- _WRITTEN PROBLEM_:
Repeat the span of the entries below that starts at the line with "Write a Python" and ends at the line with "from matplotlib.patches import Rectangle", nothing more. Skip the pictures.

- _DATA PROVIDED_:
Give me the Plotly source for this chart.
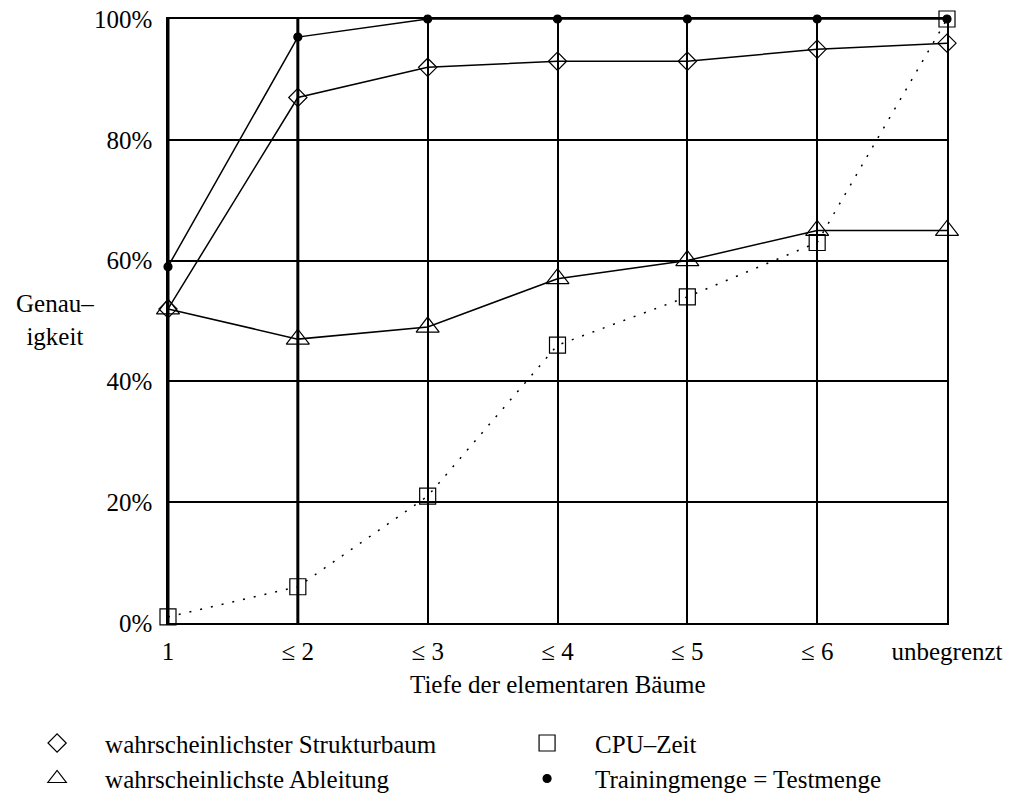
import plotly.graph_objects as go

categories = ["1", "≤ 2", "≤ 3", "≤ 4", "≤ 5", "≤ 6", "unbegrenzt"]
strukturbaum = [52, 87, 92, 93, 93, 95, 96]
ableitung = [52, 47, 49, 57, 60, 65, 65]
cpu_zeit = [1, 6, 21, 46, 54, 63, 100]
training_test = [59, 97, 100, 100, 100, 100, 100]
y_ticks = [0, 20, 40, 60, 80, 100]
y_ticktext = [f"{v}%" for v in y_ticks]

FONT = "Liberation Serif"
FS = 25
xs = list(range(len(categories)))

fig = go.Figure()

def add(name, y, symbol, size, dash, legend):
    fig.add_trace(go.Scatter(
        x=xs, y=y, mode="lines+markers", showlegend=False,
        line=dict(color="black", width=1.5, dash=dash),
        marker=dict(symbol=symbol, size=size, color="black",
                    line=dict(color="black", width=1.2)),
        cliponaxis=False,
    ))
    fig.add_trace(go.Scatter(
        x=[None], y=[None], mode="markers", name=name, legend=legend,
        marker=dict(symbol=symbol, size=size, color="black",
                    line=dict(color="black", width=1.2)),
    ))

add("wahrscheinlichster Strukturbaum", strukturbaum, "diamond-open", 14, "solid", "legend")
add("wahrscheinlichste Ableitung", ableitung, "triangle-up-open", 20, "solid", "legend")
add("CPU–Zeit", cpu_zeit, "square-open", 16, "2px,9px", "legend2")
add("Trainingmenge = Testmenge", training_test, "circle", 8, "solid", "legend2")

# thicker vertical lines at the first two categories
for i in (0, 1):
    fig.add_shape(type="line", xref="x", yref="y", x0=xs[i], x1=xs[i],
                  y0=0, y1=100, line=dict(color="black", width=3), layer="below")

fig.add_annotation(text="Genau–<br>igkeit", xref="paper", yref="paper",
                   x=-0.145, y=(623 - 320) / 604, showarrow=False,
                   font=dict(family=FONT, size=FS, color="black"),
                   xanchor="center", yanchor="middle", align="center")
fig.add_annotation(text="Tiefe der elementaren Bäume", xref="paper", yref="paper",
                   x=0.5, y=-(684 - 623) / 604, showarrow=False,
                   font=dict(family=FONT, size=FS, color="black"),
                   xanchor="center", yanchor="middle")

legend_common = dict(orientation="v", xanchor="left", yanchor="top",
                     itemwidth=86, font=dict(family=FONT, size=FS, color="black"),
                     bgcolor="rgba(0,0,0,0)", traceorder="normal")

fig.update_layout(
    width=1011, height=804,
    margin=dict(l=168, r=64, t=19, b=181, autoexpand=False),
    paper_bgcolor="white", plot_bgcolor="white",
    font=dict(family=FONT, size=FS, color="black"),
    xaxis=dict(range=[0, 6], tickvals=xs, ticktext=categories,
               showgrid=True, gridcolor="black", gridwidth=1.5,
               showline=True, linecolor="black", linewidth=1.5, mirror=True,
               zeroline=False, ticks="", ticklabelstandoff=5,
               tickfont=dict(family=FONT, size=FS, color="black")),
    yaxis=dict(range=[0, 100], tickvals=y_ticks, ticktext=y_ticktext,
               showgrid=True, gridcolor="black", gridwidth=1.5,
               showline=True, linecolor="black", linewidth=1.5, mirror=True,
               zeroline=False, ticks="", ticklabelstandoff=9,
               tickfont=dict(family=FONT, size=FS, color="black")),
    legend=dict(x=-0.204, y=-0.161, **legend_common),
    legend2=dict(x=0.425, y=-0.161, **legend_common),
)

fig.write_html("out.html")
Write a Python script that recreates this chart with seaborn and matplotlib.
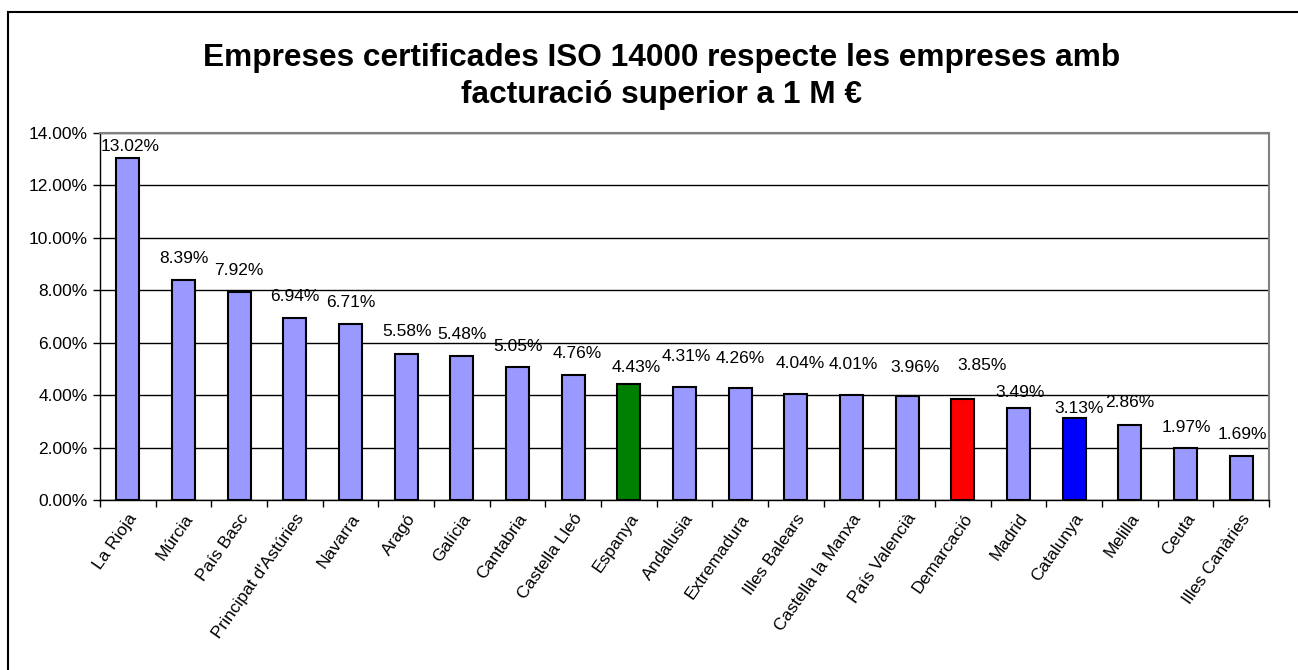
import matplotlib
matplotlib.use('Agg')
import matplotlib.pyplot as plt
import numpy as np
import pandas as pd
import seaborn as sns
from matplotlib.patches import Rectangle

# Dades del gràfic
regions = ['La Rioja', 'Múrcia', 'País Basc', "Principat d'Astúries", 'Navarra',
           'Aragó', 'Galícia', 'Cantabria', 'Castella Lleó', 'Espanya', 'Andalusia',
           'Extremadura', 'Illes Balears', 'Castella la Manxa', 'País Valencià',
           'Demarcació', 'Madrid', 'Catalunya', 'Melilla', 'Ceuta', 'Illes Canàries']
valors = [13.02, 8.39, 7.92, 6.94, 6.71, 5.58, 5.48, 5.05, 4.76, 4.43, 4.31,
          4.26, 4.04, 4.01, 3.96, 3.85, 3.49, 3.13, 2.86, 1.97, 1.69]
y_ticks = [0, 2, 4, 6, 8, 10, 12, 14]

# Colors: Espanya verd, Demarcació vermell, Catalunya blau
colors = ['#9999FF'] * len(regions)
colors[regions.index('Espanya')] = '#008000'
colors[regions.index('Demarcació')] = '#FF0000'
colors[regions.index('Catalunya')] = '#0000FF'

# Desplaçament de les etiquetes (px) com a l'original d'Excel
label_dx = [2.5, 0, 0, 0, 0, 1, 0, 1, 3.7, 7, 1.5, 0.5, 4, 2, 8, 19.5, 2, 5, -0.5, 1, 1.5]
label_dy = [11.5, 21, 22, 21.7, 21.3, 21.7, 22, 20.7, 21.7, 16, 30.7, 30, 30, 30.7,
            28.7, 33, 15.7, 9.7, 22.3, 21, 21]

sns.set_theme(style='white')
plt.rcParams['font.family'] = ['Liberation Sans', 'DejaVu Sans']
plt.rcParams['text.color'] = 'black'
plt.rcParams['xtick.color'] = 'black'
plt.rcParams['ytick.color'] = 'black'

df = pd.DataFrame({'regio': regions, 'valor': valors})

fig = plt.figure(figsize=(12.98, 6.70), dpi=100)
ax = fig.add_axes([0.077, 0.2537, 0.9006, 0.5485])

sns.barplot(data=df, x='regio', y='valor', hue='regio', palette=colors,
            saturation=1, width=0.41, edgecolor='black', linewidth=1.5,
            legend=False, ax=ax, zorder=3)

ax.set_xlim(-0.5, len(regions) - 0.5)
ax.set_ylim(0, 14)
ax.set_yticks(y_ticks)
ax.set_yticklabels([f'{t:.2f}%' for t in y_ticks], fontsize=12.5)
ax.yaxis.grid(True, color='black', linewidth=1)
ax.set_axisbelow(True)
ax.set_xlabel('')
ax.set_ylabel('')

# etiquetes de l'eix x
ax.set_xticks(range(len(regions)))
ax.set_xticklabels(regions, rotation=55, ha='right', rotation_mode='anchor', fontsize=12.5)
ax.tick_params(axis='x', which='major', length=0, pad=8)
ax.set_xticks(np.arange(-0.5, len(regions), 1), minor=True)
ax.tick_params(axis='x', which='minor', bottom=True, length=5, width=1, color='black', direction='out')
ax.tick_params(axis='y', left=True, length=5, width=1, color='black', direction='out', pad=4)

for side in ['top', 'right']:
    ax.spines[side].set_color('#808080')
    ax.spines[side].set_linewidth(1.5)
for side in ['left', 'bottom']:
    ax.spines[side].set_color('black')
    ax.spines[side].set_linewidth(1)

# etiquetes de dades
for i, v in enumerate(valors):
    ax.annotate(f'{v:.2f}%', xy=(i, v), xytext=(label_dx[i] * 0.72, label_dy[i] * 0.72),
                textcoords='offset points', ha='center', va='center', fontsize=12.5,
                color='black', zorder=5)

fig.text(0.51, 0.886, 'Empreses certificades ISO 14000 respecte les empreses amb\nfacturació superior a 1 M €',
         ha='center', va='center', fontsize=22.8, fontweight='bold', linespacing=1.3,
         color='black')

# marc exterior del gràfic
fig.patches.append(Rectangle((8 / 1298, -0.05), 1.1, 1 - 12 / 670 + 0.05,
                             transform=fig.transFigure, fill=False,
                             edgecolor='black', linewidth=1.5))

fig.savefig('out.png', dpi=100)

- _SOLUTION BELOW_:
Write a Python script that recreates this chart with seaborn and matplotlib.
import matplotlib
matplotlib.use('Agg')
import matplotlib.pyplot as plt
import numpy as np
import pandas as pd
import seaborn as sns
from matplotlib.patches import Rectangle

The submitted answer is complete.